Any college and any individual faculty member can share their materials in this portal.   We want to keep increasing the number of materials as much as possible and eventually grow into other disciplines because we are actively trying to find a way to grow and to be sustainable.

SA:  What are your long-term goals with HigherEd.org and Knowlege to Work?

JM: So our long-term goal is to make it sustainable. We are looking at partnerships where we can maybe have some content providers. We have looked at advertising and we have some potential there for people to advertise, to co-brand.  We really would like to expand into other disciplines.  We really believe this model which Saylor provides, of free and affordable college for everyone, is doable. We are looking for partners and investments and grants to continue.  

Knowledge to Work has just been approval to use military education benefits from the state (of VA) for CBE.  We are still waiting on Title IV financial aid approval, though, and it will take time.  That’s a really big deal and something worth working for with what direct assessment means.   We believe this is the ideal place to be, it’s just taken a lot of risk, a lot of energy and a lot of faith in the process to address all of the accreditation and federal requirements.  

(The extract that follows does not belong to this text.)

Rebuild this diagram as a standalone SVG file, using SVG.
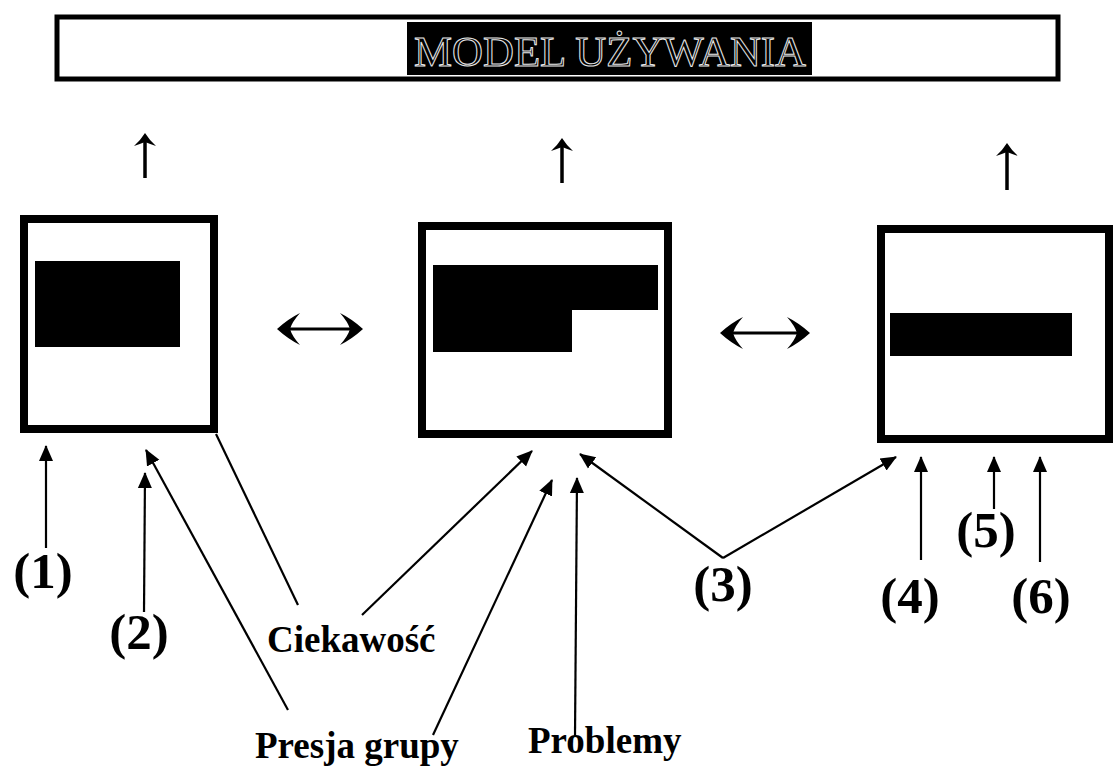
<svg xmlns="http://www.w3.org/2000/svg" width="1115" height="771" viewBox="0 0 1115 771">
<style>
.box{fill:#fff;stroke:#000;stroke-width:8}
.blk{fill:#000}
.lbl{font-family:"Liberation Serif","Times New Roman",serif;font-weight:bold;fill:#000}
.num{font-size:51px}
.word{font-size:37px}
.con{stroke:#000;stroke-width:2.2;fill:none}
.up{stroke:#000;stroke-width:3.5;fill:none}
.title{font-family:"Liberation Serif","Times New Roman",serif;font-size:42px;fill:#000;stroke:#e8e8e8;stroke-width:1}
</style>
<defs>
<marker id="tri" viewBox="0 0 16 16" refX="15" refY="8" markerWidth="16" markerHeight="16" markerUnits="userSpaceOnUse" orient="auto">
<path d="M0,1 L16,8 L0,15 Z" fill="#000"/>
</marker>
<path id="barb" d="M0,0 Q11,-10 23,-16 Q15,-7 13,0 Q15,7 23,16 Q11,10 0,0 Z" fill="#000"/>
<path id="uphead" d="M0,0 Q5,8 11,13 Q5,11 0,9 Q-5,11 -11,13 Q-5,8 0,0 Z" fill="#000"/>
</defs>
<rect width="1115" height="771" fill="#fff"/>

<g id="title">
<rect x="57" y="17" width="1001" height="62" fill="#fff" stroke="#000" stroke-width="5"/>
<rect x="407" y="22" width="405" height="53" fill="#000"/>
<text class="title" x="414" y="66" textLength="392" lengthAdjust="spacingAndGlyphs">MODEL UŻYWANIA</text>
</g>

<g id="box1">
<rect class="box" x="24" y="219" width="190" height="210"/>
<rect class="blk" x="35" y="261" width="145" height="86"/>
</g>
<g id="box2">
<rect class="box" x="422" y="226" width="246" height="208"/>
<path class="blk" d="M433,265 H658 V310 H572 V352 H433 Z"/>
</g>
<g id="box3">
<rect class="box" x="881" y="229" width="228" height="210"/>
<rect class="blk" x="890" y="313" width="182" height="43"/>
</g>

<g id="label-1"><text class="lbl num" x="43" y="588" text-anchor="middle">(1)</text></g>
<g id="label-2"><text class="lbl num" x="139" y="649" text-anchor="middle">(2)</text></g>
<g id="label-3"><text class="lbl num" x="723" y="601" text-anchor="middle">(3)</text></g>
<g id="label-4"><text class="lbl num" x="910" y="613" text-anchor="middle">(4)</text></g>
<g id="label-5"><text class="lbl num" x="986" y="547" text-anchor="middle">(5)</text></g>
<g id="label-6"><text class="lbl num" x="1041" y="613" text-anchor="middle">(6)</text></g>
<g id="label-ciekawosc"><text class="lbl word" x="267" y="652">Ciekawość</text></g>
<g id="label-presja"><text class="lbl word" x="255" y="758">Presja grupy</text></g>
<g id="label-problemy"><text class="lbl word" x="528" y="753">Problemy</text></g>

<g id="connectors">
<!-- up arrows to title -->
<line class="up" x1="145" y1="178" x2="145" y2="140"/>
<use href="#uphead" transform="translate(145,133)"/>
<line class="up" x1="562" y1="183" x2="562" y2="145"/>
<use href="#uphead" transform="translate(562,138)"/>
<line class="up" x1="1007" y1="190" x2="1007" y2="150"/>
<use href="#uphead" transform="translate(1007,143)"/>
<!-- double arrows -->
<line x1="285" y1="329" x2="355" y2="329" stroke="#000" stroke-width="3"/>
<use href="#barb" transform="translate(277,329)"/>
<use href="#barb" transform="translate(363,329) scale(-1,1)"/>
<line x1="728" y1="333" x2="802" y2="333" stroke="#000" stroke-width="3"/>
<use href="#barb" transform="translate(720,333)"/>
<use href="#barb" transform="translate(810,333) scale(-1,1)"/>
<!-- numbered arrows -->
<line class="con" x1="46" y1="548" x2="46" y2="446" marker-end="url(#tri)"/>
<line class="con" x1="144" y1="612" x2="145" y2="473" marker-end="url(#tri)"/>
<line class="con" x1="921" y1="560" x2="921" y2="457" marker-end="url(#tri)"/>
<line class="con" x1="994" y1="509" x2="994" y2="457" marker-end="url(#tri)"/>
<line class="con" x1="1040" y1="562" x2="1040" y2="457" marker-end="url(#tri)"/>
<line class="con" x1="723" y1="558" x2="580" y2="454" marker-end="url(#tri)"/>
<line class="con" x1="723" y1="558" x2="896" y2="457" marker-end="url(#tri)"/>
<!-- word connectors -->
<line class="con" x1="216" y1="434" x2="298" y2="605"/>
<line class="con" x1="362" y1="615" x2="532" y2="451" marker-end="url(#tri)"/>
<line class="con" x1="288" y1="710" x2="146" y2="450" marker-end="url(#tri)"/>
<line class="con" x1="433" y1="735" x2="552" y2="480" marker-end="url(#tri)"/>
<line class="con" x1="575" y1="737" x2="577" y2="478" marker-end="url(#tri)"/>
</g>
</svg>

JM: At some point we will want to talk about adding assessments and credentials to the portal too, mapped to competencies.   We have been talking to CompTIA and Microsoft is a grant partner as well. We would like to list every potential credential available which is tied to these competencies.  If you pay attention to things like the Credential Transparency Initiative, Connecting Credentials, and other efforts by Lumina, these initiatives still have a way to go before they can realize the vision.  It just takes time.